WRITTEN EXERCISE
Would you transcribe the whole listing exactly, minus its pictures?

INFORMATION SUPPLIED
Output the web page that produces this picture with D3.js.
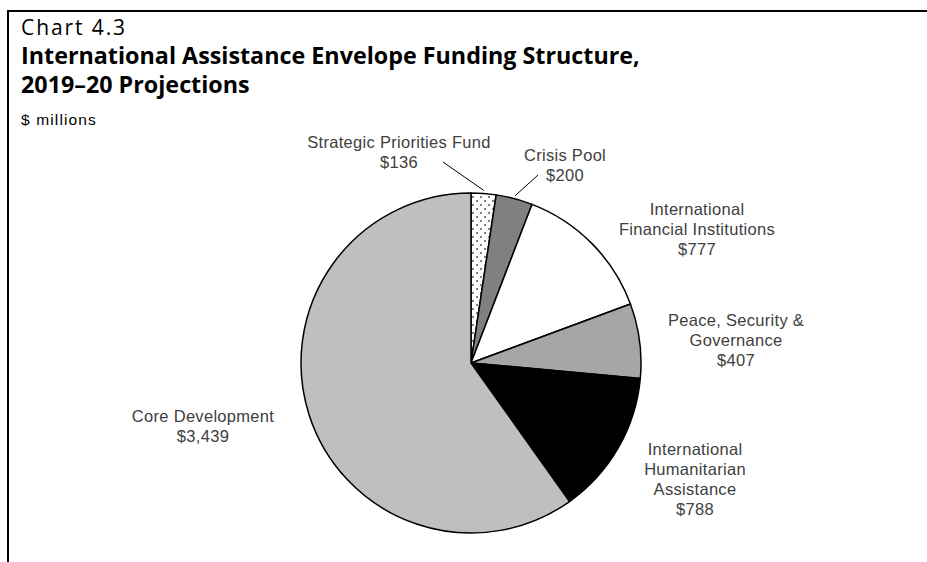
<!DOCTYPE html>
<html>
<head>
<meta charset="utf-8">
<script src="https://cdn.jsdelivr.net/npm/d3@7"></script>
<style>
  html, body { margin: 0; padding: 0; background: #fff; }
  svg { display: block; }
</style>
</head>
<body>
<svg id="chart" width="927" height="562"></svg>
<script>
// ---- Data ----
const categories = [
  "Strategic Priorities Fund",
  "Crisis Pool",
  "International Financial Institutions",
  "Peace, Security & Governance",
  "International Humanitarian Assistance",
  "Core Development"
];
const values = [136, 200, 777, 407, 788, 3439];
const valueLabels = ["$136", "$200", "$777", "$407", "$788", "$3,439"];
const labelLines = [
  ["Strategic Priorities Fund"],
  ["Crisis Pool"],
  ["International", "Financial Institutions"],
  ["Peace, Security &", "Governance"],
  ["International", "Humanitarian", "Assistance"],
  ["Core Development"]
];

// ---- Layout / style (not data) ----
const W = 927, H = 562;
const cx = 471, cy = 363, R = 170;
const fills = ["url(#dots)", "#808080", "#ffffff", "#a6a6a6", "#000000", "#bfbfbf"];
// label anchor (center x, first baseline) relative to pie center
const labelPos = [
  [-72, -215], [94, -202], [226, -148], [265, -37], [224, 92], [-268, 59]
];
// leader-line outer ends relative to pie center
const leaderEnds = [[-28, -201], [67, -188], null, null, null, null];
const lineH = 20;

const svg = d3.select("#chart");

// pattern for Strategic Priorities Fund
const defs = svg.append("defs");
const pat = defs.append("pattern").attr("id", "dots")
  .attr("patternUnits", "userSpaceOnUse").attr("width", 8).attr("height", 8);
pat.append("rect").attr("width", 8).attr("height", 8).attr("fill", "#fff");
pat.append("rect").attr("x", 1).attr("y", 1).attr("width", 2).attr("height", 2).attr("fill", "#808080");
pat.append("rect").attr("x", 5).attr("y", 5).attr("width", 2).attr("height", 2).attr("fill", "#808080");

// frame (top and left rules)
svg.append("line").attr("x1", 7).attr("x2", W).attr("y1", 11).attr("y2", 11)
  .attr("stroke", "#000").attr("stroke-width", 2);
svg.append("line").attr("x1", 8).attr("x2", 8).attr("y1", 10).attr("y2", H)
  .attr("stroke", "#000").attr("stroke-width", 2);

// titles
const titleFont = "'Open Sans', 'DejaVu Sans', sans-serif";
function fitSpacing(sel, target) {
  const w = sel.node().getComputedTextLength();
  const n = sel.text().length;
  sel.attr("letter-spacing", (target - w) / n);
}
function fitText(sel, target) {
  const w = sel.node().getComputedTextLength();
  const fs = parseFloat(sel.attr("font-size"));
  sel.attr("font-size", fs * target / w);
  return fs * target / w;
}
const t0 = svg.append("text").attr("x", 21).attr("y", 35)
  .attr("font-family", titleFont).attr("font-size", 21).attr("fill", "#000")
  .text("Chart 4.3");
fitSpacing(t0, 106);
const t1 = svg.append("text").attr("x", 21).attr("y", 64)
  .attr("font-family", titleFont).attr("font-weight", "bold").attr("font-size", 22).attr("fill", "#000")
  .text("International Assistance Envelope Funding Structure,");
const tfs = fitText(t1, 619);
svg.append("text").attr("x", 21).attr("y", 93)
  .attr("font-family", titleFont).attr("font-weight", "bold").attr("font-size", tfs).attr("fill", "#000")
  .text("2019–20 Projections");
const tm = svg.append("text").attr("x", 21).attr("y", 125)
  .attr("font-family", "'Liberation Sans', Arial, sans-serif").attr("font-size", 15.5)
  .attr("fill", "#000")
  .text("$ millions");
fitSpacing(tm, 76);

// pie
const pie = d3.pie().value(d => d).sort(null).startAngle(0).endAngle(2 * Math.PI);
const arcs = pie(values);
const arc = d3.arc().innerRadius(0).outerRadius(R);
const g = svg.append("g").attr("transform", `translate(${cx},${cy})`);
g.selectAll("path.slice").data(arcs).join("path")
  .attr("class", "slice")
  .attr("d", arc)
  .attr("fill", (d, i) => fills[i])
  .attr("stroke", "#000")
  .attr("stroke-width", 1.5)
  .attr("stroke-linejoin", "round");

// leader lines
arcs.forEach((d, i) => {
  if (!leaderEnds[i]) return;
  const a = (d.startAngle + d.endAngle) / 2;
  const r0 = R + 3;
  g.append("line")
    .attr("x1", Math.sin(a) * r0).attr("y1", -Math.cos(a) * r0)
    .attr("x2", leaderEnds[i][0]).attr("y2", leaderEnds[i][1])
    .attr("stroke", "#000").attr("stroke-width", 1);
});

// labels
arcs.forEach((d, i) => {
  const lines = labelLines[i].concat([valueLabels[i]]);
  const t = g.append("text")
    .attr("text-anchor", "middle")
    .attr("font-family", "'Liberation Sans', Arial, sans-serif")
    .attr("font-size", 16.5)
    .attr("letter-spacing", 0.3)
    .attr("fill", "#404040");
  lines.forEach((ln, k) => {
    t.append("tspan").attr("x", labelPos[i][0]).attr("y", labelPos[i][1] + k * lineH).text(ln);
  });
});
</script>
</body>
</html>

RESULT OF THIS EXERCISE
Output the web page that produces this picture with D3.js.
<!DOCTYPE html>
<html>
<head>
<meta charset="utf-8">
<script src="https://cdn.jsdelivr.net/npm/d3@7"></script>
<style>
  html, body { margin: 0; padding: 0; background: #fff; }
  svg { display: block; }
</style>
</head>
<body>
<svg id="chart" width="927" height="562"></svg>
<script>
// ---- Data ----
const categories = [
  "Strategic Priorities Fund",
  "Crisis Pool",
  "International Financial Institutions",
  "Peace, Security & Governance",
  "International Humanitarian Assistance",
  "Core Development"
];
const values = [136, 200, 777, 407, 788, 3439];
const valueLabels = ["$136", "$200", "$777", "$407", "$788", "$3,439"];
const labelLines = [
  ["Strategic Priorities Fund"],
  ["Crisis Pool"],
  ["International", "Financial Institutions"],
  ["Peace, Security &", "Governance"],
  ["International", "Humanitarian", "Assistance"],
  ["Core Development"]
];

// ---- Layout / style (not data) ----
const W = 927, H = 562;
const cx = 471, cy = 363, R = 170;
const fills = ["url(#dots)", "#808080", "#ffffff", "#a6a6a6", "#000000", "#bfbfbf"];
// label anchor (center x, first baseline) relative to pie center
const labelPos = [
  [-72, -215], [94, -202], [226, -148], [265, -37], [224, 92], [-268, 59]
];
// leader-line outer ends relative to pie center
const leaderEnds = [[-28, -201], [67, -188], null, null, null, null];
const lineH = 20;

const svg = d3.select("#chart");

// pattern for Strategic Priorities Fund
const defs = svg.append("defs");
const pat = defs.append("pattern").attr("id", "dots")
  .attr("patternUnits", "userSpaceOnUse").attr("width", 8).attr("height", 8);
pat.append("rect").attr("width", 8).attr("height", 8).attr("fill", "#fff");
pat.append("rect").attr("x", 1).attr("y", 1).attr("width", 2).attr("height", 2).attr("fill", "#808080");
pat.append("rect").attr("x", 5).attr("y", 5).attr("width", 2).attr("height", 2).attr("fill", "#808080");

// frame (top and left rules)
svg.append("line").attr("x1", 7).attr("x2", W).attr("y1", 11).attr("y2", 11)
  .attr("stroke", "#000").attr("stroke-width", 2);
svg.append("line").attr("x1", 8).attr("x2", 8).attr("y1", 10).attr("y2", H)
  .attr("stroke", "#000").attr("stroke-width", 2);

// titles
const titleFont = "'Open Sans', 'DejaVu Sans', sans-serif";
function fitSpacing(sel, target) {
  const w = sel.node().getComputedTextLength();
  const n = sel.text().length;
  sel.attr("letter-spacing", (target - w) / n);
}
function fitText(sel, target) {
  const w = sel.node().getComputedTextLength();
  const fs = parseFloat(sel.attr("font-size"));
  sel.attr("font-size", fs * target / w);
  return fs * target / w;
}
const t0 = svg.append("text").attr("x", 21).attr("y", 35)
  .attr("font-family", titleFont).attr("font-size", 21).attr("fill", "#000")
  .text("Chart 4.3");
fitSpacing(t0, 106);
const t1 = svg.append("text").attr("x", 21).attr("y", 64)
  .attr("font-family", titleFont).attr("font-weight", "bold").attr("font-size", 22).attr("fill", "#000")
  .text("International Assistance Envelope Funding Structure,");
const tfs = fitText(t1, 619);
svg.append("text").attr("x", 21).attr("y", 93)
  .attr("font-family", titleFont).attr("font-weight", "bold").attr("font-size", tfs).attr("fill", "#000")
  .text("2019–20 Projections");
const tm = svg.append("text").attr("x", 21).attr("y", 125)
  .attr("font-family", "'Liberation Sans', Arial, sans-serif").attr("font-size", 15.5)
  .attr("fill", "#000")
  .text("$ millions");
fitSpacing(tm, 76);

// pie
const pie = d3.pie().value(d => d).sort(null).startAngle(0).endAngle(2 * Math.PI);
const arcs = pie(values);
const arc = d3.arc().innerRadius(0).outerRadius(R);
const g = svg.append("g").attr("transform", `translate(${cx},${cy})`);
g.selectAll("path.slice").data(arcs).join("path")
  .attr("class", "slice")
  .attr("d", arc)
  .attr("fill", (d, i) => fills[i])
  .attr("stroke", "#000")
  .attr("stroke-width", 1.5)
  .attr("stroke-linejoin", "round");

// leader lines
arcs.forEach((d, i) => {
  if (!leaderEnds[i]) return;
  const a = (d.startAngle + d.endAngle) / 2;
  const r0 = R + 3;
  g.append("line")
    .attr("x1", Math.sin(a) * r0).attr("y1", -Math.cos(a) * r0)
    .attr("x2", leaderEnds[i][0]).attr("y2", leaderEnds[i][1])
    .attr("stroke", "#000").attr("stroke-width", 1);
});

// labels
arcs.forEach((d, i) => {
  const lines = labelLines[i].concat([valueLabels[i]]);
  const t = g.append("text")
    .attr("text-anchor", "middle")
    .attr("font-family", "'Liberation Sans', Arial, sans-serif")
    .attr("font-size", 16.5)
    .attr("letter-spacing", 0.3)
    .attr("fill", "#404040");
  lines.forEach((ln, k) => {
    t.append("tspan").attr("x", labelPos[i][0]).attr("y", labelPos[i][1] + k * lineH).text(ln);
  });
});
</script>
</body>
</html>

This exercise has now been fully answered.